The Application Process
The average time for a basic police check to be done is around 8 weeks. This is assuming that the person completing the form does so properly, and that there are no errors or discrepancies in the information given. The first part of the process is to get hold of the relevant form. In most cases these can be found online, and you have the option of either making an online application, or printing the forms off from the website and completing them by hand. The process is different in Scotland and Northern Ireland, so make sure you are completing the correct forms depending on when you live. As part of the process, you will be asked to show documents to confirm your identity, such as passport, driving licence or identity card. The form will then be sent off, and the police in the relevant areas will carry out the necessary checks. Any delays in completing forms, providing required documentation and sending off the form will obviously impact on how long it takes for certificates to be issued.

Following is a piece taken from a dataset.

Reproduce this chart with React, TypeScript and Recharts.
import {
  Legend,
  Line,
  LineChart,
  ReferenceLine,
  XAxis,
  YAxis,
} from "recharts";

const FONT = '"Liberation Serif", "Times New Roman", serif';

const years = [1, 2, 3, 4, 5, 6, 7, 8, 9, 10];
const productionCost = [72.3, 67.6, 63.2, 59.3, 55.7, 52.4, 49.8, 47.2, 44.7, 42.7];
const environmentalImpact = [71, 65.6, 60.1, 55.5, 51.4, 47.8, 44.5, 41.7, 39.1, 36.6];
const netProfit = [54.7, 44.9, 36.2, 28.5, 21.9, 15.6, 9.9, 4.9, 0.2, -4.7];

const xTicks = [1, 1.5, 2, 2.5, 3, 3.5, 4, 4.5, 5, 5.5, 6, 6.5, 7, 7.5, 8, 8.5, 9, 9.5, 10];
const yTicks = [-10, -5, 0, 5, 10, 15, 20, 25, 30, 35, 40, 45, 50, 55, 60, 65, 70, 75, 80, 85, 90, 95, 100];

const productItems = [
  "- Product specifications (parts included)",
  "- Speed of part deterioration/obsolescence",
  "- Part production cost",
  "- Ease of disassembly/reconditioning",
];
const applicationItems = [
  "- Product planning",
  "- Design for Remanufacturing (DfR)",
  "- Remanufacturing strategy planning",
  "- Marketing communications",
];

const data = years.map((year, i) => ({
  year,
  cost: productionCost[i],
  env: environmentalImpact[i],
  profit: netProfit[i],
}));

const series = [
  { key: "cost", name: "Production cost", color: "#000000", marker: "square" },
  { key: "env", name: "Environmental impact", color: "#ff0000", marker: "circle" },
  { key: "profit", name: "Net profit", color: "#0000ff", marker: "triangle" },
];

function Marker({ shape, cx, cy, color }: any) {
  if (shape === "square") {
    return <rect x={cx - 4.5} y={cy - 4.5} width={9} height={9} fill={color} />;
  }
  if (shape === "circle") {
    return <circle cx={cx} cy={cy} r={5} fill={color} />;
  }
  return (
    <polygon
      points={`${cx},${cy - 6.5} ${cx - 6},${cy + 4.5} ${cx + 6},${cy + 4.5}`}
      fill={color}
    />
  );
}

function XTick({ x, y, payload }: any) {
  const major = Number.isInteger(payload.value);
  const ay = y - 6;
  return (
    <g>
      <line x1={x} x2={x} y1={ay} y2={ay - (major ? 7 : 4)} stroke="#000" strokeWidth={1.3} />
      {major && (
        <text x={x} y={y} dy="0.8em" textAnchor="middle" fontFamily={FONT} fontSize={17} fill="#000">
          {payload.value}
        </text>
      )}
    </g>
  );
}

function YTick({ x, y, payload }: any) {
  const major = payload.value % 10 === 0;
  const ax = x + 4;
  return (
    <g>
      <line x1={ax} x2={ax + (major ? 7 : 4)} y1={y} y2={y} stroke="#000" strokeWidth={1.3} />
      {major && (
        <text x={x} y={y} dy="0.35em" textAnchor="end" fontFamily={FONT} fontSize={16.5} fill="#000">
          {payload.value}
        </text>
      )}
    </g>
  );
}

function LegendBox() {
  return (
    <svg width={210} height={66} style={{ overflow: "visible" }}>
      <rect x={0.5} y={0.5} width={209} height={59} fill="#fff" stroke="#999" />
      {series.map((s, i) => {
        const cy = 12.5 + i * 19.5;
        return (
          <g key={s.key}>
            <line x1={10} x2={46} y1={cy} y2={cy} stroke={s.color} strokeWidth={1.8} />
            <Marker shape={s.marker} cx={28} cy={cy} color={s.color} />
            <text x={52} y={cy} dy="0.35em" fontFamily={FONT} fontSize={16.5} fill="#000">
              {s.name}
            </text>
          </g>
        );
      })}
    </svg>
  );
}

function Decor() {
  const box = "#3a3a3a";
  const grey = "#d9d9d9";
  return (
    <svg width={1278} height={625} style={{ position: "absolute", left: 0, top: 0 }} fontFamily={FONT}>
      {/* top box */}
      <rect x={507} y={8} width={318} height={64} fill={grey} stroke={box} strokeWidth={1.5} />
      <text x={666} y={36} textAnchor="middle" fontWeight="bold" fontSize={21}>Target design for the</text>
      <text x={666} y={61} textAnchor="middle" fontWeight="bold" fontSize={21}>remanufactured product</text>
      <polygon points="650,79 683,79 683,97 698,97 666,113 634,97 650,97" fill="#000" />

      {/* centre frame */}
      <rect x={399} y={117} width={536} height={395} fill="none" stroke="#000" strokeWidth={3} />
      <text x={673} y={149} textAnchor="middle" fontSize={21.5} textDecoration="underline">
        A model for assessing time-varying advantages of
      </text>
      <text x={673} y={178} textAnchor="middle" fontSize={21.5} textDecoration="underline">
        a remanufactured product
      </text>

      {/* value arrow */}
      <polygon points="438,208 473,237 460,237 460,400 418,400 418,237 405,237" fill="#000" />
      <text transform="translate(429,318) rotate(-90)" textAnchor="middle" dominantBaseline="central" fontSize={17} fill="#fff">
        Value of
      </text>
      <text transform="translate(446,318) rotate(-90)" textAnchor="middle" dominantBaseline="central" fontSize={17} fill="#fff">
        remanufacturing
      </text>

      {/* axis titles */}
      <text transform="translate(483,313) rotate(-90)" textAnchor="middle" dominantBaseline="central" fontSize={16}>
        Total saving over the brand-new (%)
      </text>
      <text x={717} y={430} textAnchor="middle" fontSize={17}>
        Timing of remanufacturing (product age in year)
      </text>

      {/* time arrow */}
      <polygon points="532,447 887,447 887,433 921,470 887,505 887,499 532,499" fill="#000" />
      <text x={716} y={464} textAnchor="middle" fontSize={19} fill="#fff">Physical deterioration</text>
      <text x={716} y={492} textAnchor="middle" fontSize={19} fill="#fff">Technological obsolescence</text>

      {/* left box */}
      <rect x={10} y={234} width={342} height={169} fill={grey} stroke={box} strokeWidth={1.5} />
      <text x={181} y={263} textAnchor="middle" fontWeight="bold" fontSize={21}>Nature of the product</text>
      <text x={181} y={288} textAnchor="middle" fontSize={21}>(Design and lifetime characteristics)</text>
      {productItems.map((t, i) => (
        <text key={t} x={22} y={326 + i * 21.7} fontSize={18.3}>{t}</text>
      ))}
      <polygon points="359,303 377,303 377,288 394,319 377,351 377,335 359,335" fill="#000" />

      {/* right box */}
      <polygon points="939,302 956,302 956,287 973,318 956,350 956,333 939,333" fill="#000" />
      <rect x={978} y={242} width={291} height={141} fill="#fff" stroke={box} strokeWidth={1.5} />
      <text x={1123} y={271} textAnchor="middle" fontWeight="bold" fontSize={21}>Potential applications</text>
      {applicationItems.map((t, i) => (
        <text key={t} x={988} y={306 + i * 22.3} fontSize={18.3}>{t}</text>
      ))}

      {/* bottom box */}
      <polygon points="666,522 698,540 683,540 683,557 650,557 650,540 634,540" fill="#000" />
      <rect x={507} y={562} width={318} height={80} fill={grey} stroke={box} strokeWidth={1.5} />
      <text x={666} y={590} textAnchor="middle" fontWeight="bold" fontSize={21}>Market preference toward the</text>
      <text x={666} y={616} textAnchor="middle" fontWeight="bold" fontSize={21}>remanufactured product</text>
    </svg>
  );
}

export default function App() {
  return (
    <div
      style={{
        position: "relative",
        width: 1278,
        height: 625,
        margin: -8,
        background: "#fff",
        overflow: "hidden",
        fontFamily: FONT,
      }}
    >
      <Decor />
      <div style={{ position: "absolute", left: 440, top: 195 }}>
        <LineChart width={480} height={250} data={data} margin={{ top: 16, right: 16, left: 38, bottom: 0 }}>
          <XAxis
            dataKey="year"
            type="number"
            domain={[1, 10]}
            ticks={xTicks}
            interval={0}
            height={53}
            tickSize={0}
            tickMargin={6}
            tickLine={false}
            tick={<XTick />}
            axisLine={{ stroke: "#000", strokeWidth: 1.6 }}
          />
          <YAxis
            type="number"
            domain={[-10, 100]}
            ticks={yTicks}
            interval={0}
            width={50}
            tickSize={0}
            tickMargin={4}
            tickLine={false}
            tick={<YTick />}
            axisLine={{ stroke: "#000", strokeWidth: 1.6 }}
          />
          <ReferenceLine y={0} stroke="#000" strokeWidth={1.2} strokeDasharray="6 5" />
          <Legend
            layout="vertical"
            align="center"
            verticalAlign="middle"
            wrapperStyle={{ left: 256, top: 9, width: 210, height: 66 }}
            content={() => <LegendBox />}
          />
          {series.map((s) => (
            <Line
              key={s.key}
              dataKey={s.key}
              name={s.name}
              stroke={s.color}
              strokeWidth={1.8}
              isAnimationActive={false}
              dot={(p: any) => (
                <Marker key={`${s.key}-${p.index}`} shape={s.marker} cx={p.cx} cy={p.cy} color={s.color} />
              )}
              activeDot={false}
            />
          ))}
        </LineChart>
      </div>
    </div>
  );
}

What The Certificate Will List
A basic disclosure or DBS check will provide the least detail out of all the different sorts of checks available. This sort of check will still list the person’s criminal record, with a few exceptions. All crimes of violence or of a sexual nature will be listed, however long ago the crimes happened. More minor offences, such as shoplifting, can be considered “spent” after a set period of time, which varies depending on how old the person was when the offence was committed. These spent offences will not show up on a basic police check or disclosure, but will on the more detailed type of checks. If any offences are found, the certificate will list the date and court where the conviction was dealt with, and any penalty imposed such as a fine or community service. If nothing is found then a black certificate is not issued; the certificate will instead say “none recorded”.